Dataset excerpt>
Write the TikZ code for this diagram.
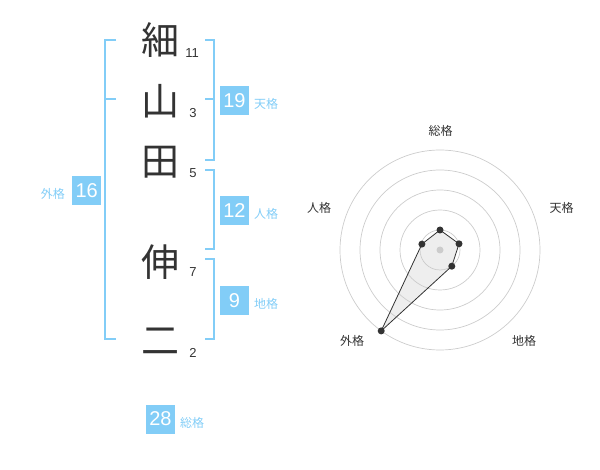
\documentclass[tikz,border=0pt]{standalone}
\usepackage{fontspec}
\setmainfont{Noto Sans CJK JP}
\newfontfamily\numfont{Liberation Sans}
\definecolor{kblue}{HTML}{82CDF7}
\definecolor{kdark}{HTML}{333333}
\definecolor{kgrid}{HTML}{CCCCCC}
\definecolor{kfill}{HTML}{DDDDDD}
\tikzset{
  kanji/.style={anchor=base, inner sep=0pt, font=\fontsize{38}{38}\selectfont, text=kdark},
  strokes/.style={anchor=base, inner sep=0pt, font=\numfont\fontsize{13}{13}\selectfont, text=kdark},
  bracket/.style={draw=kblue, line width=2pt},
  valbox/.style={fill=kblue, minimum width=29pt, minimum height=29pt, inner sep=0pt, text=white, font=\numfont\fontsize{20}{20}\selectfont},
  kaku/.style={inner sep=0pt, text=kblue, font=\fontsize{12}{12}\selectfont},
  radlabel/.style={inner sep=0pt, text=kdark, font=\fontsize{12}{12}\selectfont},
  grid/.style={draw=kgrid, line width=0.7pt},
  dot/.style={circle, fill=kdark, inner sep=0pt, minimum size=7pt},
  poly/.style={fill=kfill, fill opacity=0.5}
}
\begin{document}
\begin{tikzpicture}[x=1pt,y=-1pt]
\useasboundingbox (0,0) rectangle (600,470);
% name characters
\node[kanji] (c1) at (160,54.5) {細};
\node[kanji] (c2) at (160,115.5) {山};
\node[kanji] (c3) at (160,175.5) {田};
\node[kanji] (c4) at (160,276.5) {伸};
\node[kanji] (c5) at (160,354.5) {二};
% stroke counts
\node[strokes] (s1) at (192,58) {11};
\node[strokes] (s2) at (193,118) {3};
\node[strokes] (s3) at (193,178) {5};
\node[strokes] (s4) at (193,277) {7};
\node[strokes] (s5) at (193,358) {2};
% left bracket (gaikaku)
\coordinate (lt) at (105,40);
\coordinate (lm) at (105,99.3);
\coordinate (lb) at (105,339.3);
\draw[bracket] (116,40) -- (lt) -- (lb) -- (116,339.3);
\draw[bracket] (lm) -- (116,99.3);
% right brackets
\coordinate (tt) at (214.3,40);
\coordinate (tb) at (214.3,160);
\draw[bracket] (205,40) -- (tt) -- (tb) -- (205,160);
\draw[bracket] (205,99.3) -- (214.3,99.3);
\coordinate (jt) at (214.3,170);
\coordinate (jb) at (214.3,249.3);
\draw[bracket] (205,170) -- (jt) -- (jb) -- (205,249.3);
\coordinate (ct) at (214.3,259.3);
\coordinate (cb) at (214.3,339.3);
\draw[bracket] (205,259.3) -- (ct) -- (cb) -- (205,339.3);
% value boxes and labels
\node[valbox] (v19) at (234.5,100.5) {19};
\node[kaku, anchor=west] (l19) at (254,104) {天格};
\node[valbox] (v12) at (234.5,210.5) {12};
\node[kaku, anchor=west] (l12) at (254,213.5) {人格};
\node[valbox] (v9) at (234.5,300.5) {9};
\node[kaku, anchor=west] (l9) at (254,303.5) {地格};
\node[valbox] (v16) at (86.7,190.3) {16};
\node[kaku, anchor=east] (l16) at (65,194) {外格};
\node[valbox] (v28) at (160.5,419) {28};
\node[kaku, anchor=west] (l28) at (180,422.5) {総格};
% radar chart
\coordinate (rc) at (440,250);
\coordinate (pa) at (440,230);
\coordinate (pb) at (459.0,243.8);
\coordinate (pc) at (451.8,266.2);
\coordinate (pd) at (381.2,330.9);
\coordinate (pe) at (421.9,244.1);
\fill[poly] (pa) -- (pb) -- (pc) -- (pd) -- (pe) -- cycle;
\foreach \r in {20,40,60,80,100} \draw[grid] (rc) circle (\r pt);
\node[dot, fill=kgrid] (rcd) at (rc) {};
\draw[draw=kdark, line width=0.8pt] (pa) -- (pb) -- (pc) -- (pd) -- (pe) -- cycle;
\foreach \p in {pa,pb,pc,pd,pe} \node[dot] at (\p) {};
\node[radlabel] (r1) at (440.7,130.7) {総格};
\node[radlabel] (r2) at (561.7,208.3) {天格};
\node[radlabel] (r3) at (524,341) {地格};
\node[radlabel] (r4) at (352,341) {外格};
\node[radlabel] (r5) at (319,208.3) {人格};
\end{tikzpicture}
\end{document}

What the exercise asks> Give every line back word for word and leave the pictures out.

Final result>
Write the TikZ code for this diagram.
\documentclass[tikz,border=0pt]{standalone}
\usepackage{fontspec}
\setmainfont{Noto Sans CJK JP}
\newfontfamily\numfont{Liberation Sans}
\definecolor{kblue}{HTML}{82CDF7}
\definecolor{kdark}{HTML}{333333}
\definecolor{kgrid}{HTML}{CCCCCC}
\definecolor{kfill}{HTML}{DDDDDD}
\tikzset{
  kanji/.style={anchor=base, inner sep=0pt, font=\fontsize{38}{38}\selectfont, text=kdark},
  strokes/.style={anchor=base, inner sep=0pt, font=\numfont\fontsize{13}{13}\selectfont, text=kdark},
  bracket/.style={draw=kblue, line width=2pt},
  valbox/.style={fill=kblue, minimum width=29pt, minimum height=29pt, inner sep=0pt, text=white, font=\numfont\fontsize{20}{20}\selectfont},
  kaku/.style={inner sep=0pt, text=kblue, font=\fontsize{12}{12}\selectfont},
  radlabel/.style={inner sep=0pt, text=kdark, font=\fontsize{12}{12}\selectfont},
  grid/.style={draw=kgrid, line width=0.7pt},
  dot/.style={circle, fill=kdark, inner sep=0pt, minimum size=7pt},
  poly/.style={fill=kfill, fill opacity=0.5}
}
\begin{document}
\begin{tikzpicture}[x=1pt,y=-1pt]
\useasboundingbox (0,0) rectangle (600,470);
% name characters
\node[kanji] (c1) at (160,54.5) {細};
\node[kanji] (c2) at (160,115.5) {山};
\node[kanji] (c3) at (160,175.5) {田};
\node[kanji] (c4) at (160,276.5) {伸};
\node[kanji] (c5) at (160,354.5) {二};
% stroke counts
\node[strokes] (s1) at (192,58) {11};
\node[strokes] (s2) at (193,118) {3};
\node[strokes] (s3) at (193,178) {5};
\node[strokes] (s4) at (193,277) {7};
\node[strokes] (s5) at (193,358) {2};
% left bracket (gaikaku)
\coordinate (lt) at (105,40);
\coordinate (lm) at (105,99.3);
\coordinate (lb) at (105,339.3);
\draw[bracket] (116,40) -- (lt) -- (lb) -- (116,339.3);
\draw[bracket] (lm) -- (116,99.3);
% right brackets
\coordinate (tt) at (214.3,40);
\coordinate (tb) at (214.3,160);
\draw[bracket] (205,40) -- (tt) -- (tb) -- (205,160);
\draw[bracket] (205,99.3) -- (214.3,99.3);
\coordinate (jt) at (214.3,170);
\coordinate (jb) at (214.3,249.3);
\draw[bracket] (205,170) -- (jt) -- (jb) -- (205,249.3);
\coordinate (ct) at (214.3,259.3);
\coordinate (cb) at (214.3,339.3);
\draw[bracket] (205,259.3) -- (ct) -- (cb) -- (205,339.3);
% value boxes and labels
\node[valbox] (v19) at (234.5,100.5) {19};
\node[kaku, anchor=west] (l19) at (254,104) {天格};
\node[valbox] (v12) at (234.5,210.5) {12};
\node[kaku, anchor=west] (l12) at (254,213.5) {人格};
\node[valbox] (v9) at (234.5,300.5) {9};
\node[kaku, anchor=west] (l9) at (254,303.5) {地格};
\node[valbox] (v16) at (86.7,190.3) {16};
\node[kaku, anchor=east] (l16) at (65,194) {外格};
\node[valbox] (v28) at (160.5,419) {28};
\node[kaku, anchor=west] (l28) at (180,422.5) {総格};
% radar chart
\coordinate (rc) at (440,250);
\coordinate (pa) at (440,230);
\coordinate (pb) at (459.0,243.8);
\coordinate (pc) at (451.8,266.2);
\coordinate (pd) at (381.2,330.9);
\coordinate (pe) at (421.9,244.1);
\fill[poly] (pa) -- (pb) -- (pc) -- (pd) -- (pe) -- cycle;
\foreach \r in {20,40,60,80,100} \draw[grid] (rc) circle (\r pt);
\node[dot, fill=kgrid] (rcd) at (rc) {};
\draw[draw=kdark, line width=0.8pt] (pa) -- (pb) -- (pc) -- (pd) -- (pe) -- cycle;
\foreach \p in {pa,pb,pc,pd,pe} \node[dot] at (\p) {};
\node[radlabel] (r1) at (440.7,130.7) {総格};
\node[radlabel] (r2) at (561.7,208.3) {天格};
\node[radlabel] (r3) at (524,341) {地格};
\node[radlabel] (r4) at (352,341) {外格};
\node[radlabel] (r5) at (319,208.3) {人格};
\end{tikzpicture}
\end{document}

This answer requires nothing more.